Jędrzejowski szpital od poniedziałku nie przyjmuje małych pacjentów. Lekarze nie chcą pracować na oddziale pediatrii więcej niż 48 godzin tygodniowo.
Dyrektor świętokrzyskiego oddziału Narodowego Funduszu Zdrowia Małgorzata Kiebzak powiedziała na naszej antenie, że NFZ nie może zmusić szpitala do prowadzenia oddziału. Jedyne, co może zrobić, to dokonać korekty ryczałtu.
– Wcześniej nie słyszeliśmy, żeby procedury były źle wycenione. My jesteśmy tylko płatnikiem. Natomiast wyceną zajmuje się Agencja Oceny Technologii Medycznej i Taryfikacji i jeśli w szpitalu są takie problemy, to powinny być zasygnalizowane konsultantowi wojewódzkiemu lub bezpośrednio do agencji. W kwestii zmiany ryczałtu NFZ czeka na stanowisko resortu zdrowia – powiedziała Małgorzata Kiebzak.

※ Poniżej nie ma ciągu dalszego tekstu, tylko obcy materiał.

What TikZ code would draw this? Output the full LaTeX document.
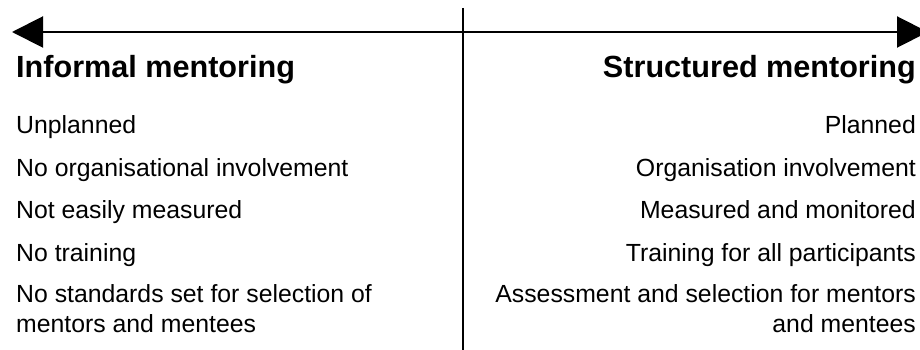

– Zmieniło się rozporządzenie, które pozwala korygować wcześniej ustalony ryczałt. Sieć szpitali daje możliwość swobodnego przesuwania pieniędzy z poszczególnych oddziałów na kolejne. Natomiast nowe rozporządzenie daje nam możliwość, jako płatnikowi, zablokowania decyzji o zamykaniu oddziałów i kierowania środków na inne, chyba, że powstaje całkiem nowy oddział, ale wówczas jego praca musi być zakontraktowana w konkursie – wyjaśnia dyrektor NFZ.
Odnosząc się do sytuacji szpitala w Skarżysku, który od 1 grudnia zawiesił działalność oddziału zakaźnego i zamierza rozszerzyć internę Małgorzata Kiebzak stwierdziła, że NFZ przeanalizuje najpierw, czy jest to konieczne. Jeśli okaże się, że tak, to będziemy negocjować wartość ryczałtu na kolejny okres rozliczeniowy – dodała.
Małgorzata Kiebzak podkreśliła, że także szpital w Opatowie ma poważny problem aż z dwoma oddziałami. Chodzi o oddział ginekologiczno-położniczy oraz chirurgię. Szpital chce przejąć spółka samorządowa Top Medicus. Cesja możliwa jest od 1 stycznia, ale los ginekologii pozostaje pod znakiem zapytania.